HealthDay News — Exceptional visual perception might be an early hallmark of autism, which could help predict a child will be diagnosed with the developmental disability, a new British study suggests.
Infants who more quickly perceived a mismatched symbol on a screen when they were 9 months old were more likely to receive an autism diagnosis by age 2, the researchers found.
Most autism research to date has focused on difficulties children have with social interactions, behavior and communication, such as poor eye contact, the authors noted in their study. Focusing on above-average perceptual skills is a new direction to research.
These findings, published in the journal Current Biology, might also help clinicians eventually make diagnoses earlier since most children cannot receive a full clinical assessment until they are 2 or 3 years old, said study co-author Rachael Bedford, PhD, a postdoctoral researcher in psychiatry, psychology and neuroscience at King’s College London.
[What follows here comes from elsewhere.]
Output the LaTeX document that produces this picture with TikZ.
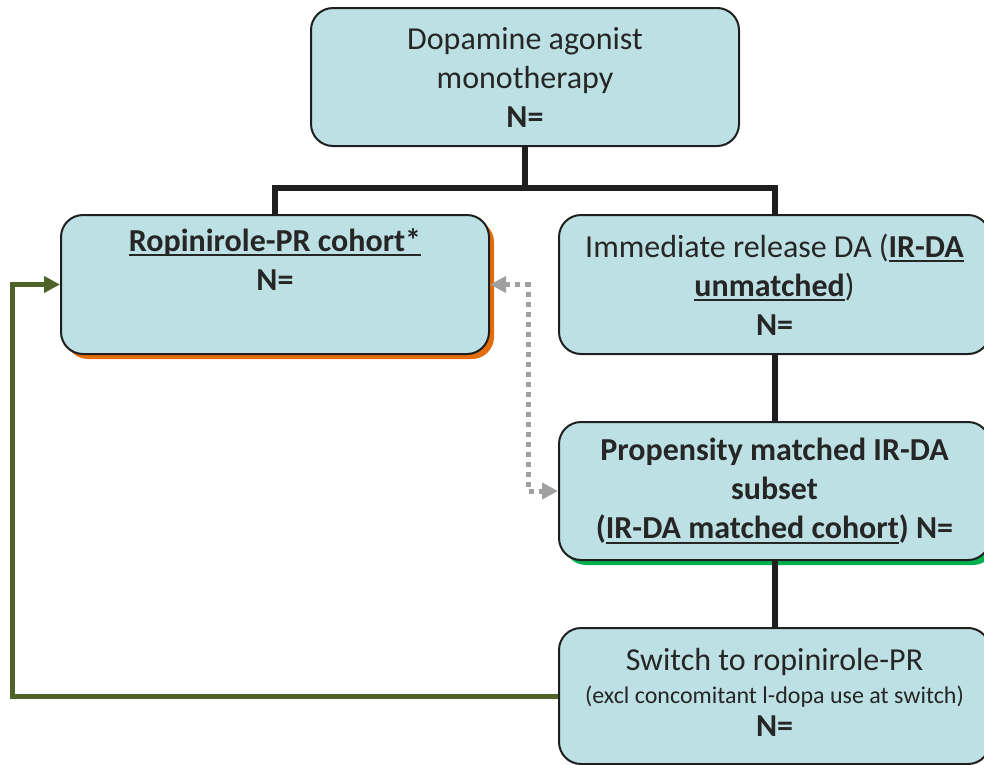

For the experiment, the researchers presented 109 infants with a screen showing a circle of Xs along with either an O, S, V or + sign as part of the circle. Then they used eye-tracking technology to time how quickly the odd letter out drew the infants’ attention at 9 months of age.
The infants also underwent standard assessments for autism symptoms at 9 months, 15 months and 2 years. Of the full group, 82 were at high risk for autism because an older sibling had been diagnosed with it. The other 27 children were at low risk.
By the time they turned 2 years old, 20% of the at-risk children had been diagnosed with autism, and another 30% showed several increased symptoms of autism, the researchers said.
When the researchers compared the children’s speed at noticing the letter that did not match the Xs, they found that children who saw it the fastest at 9 months old had more autism symptoms at 15 months and 2 years old.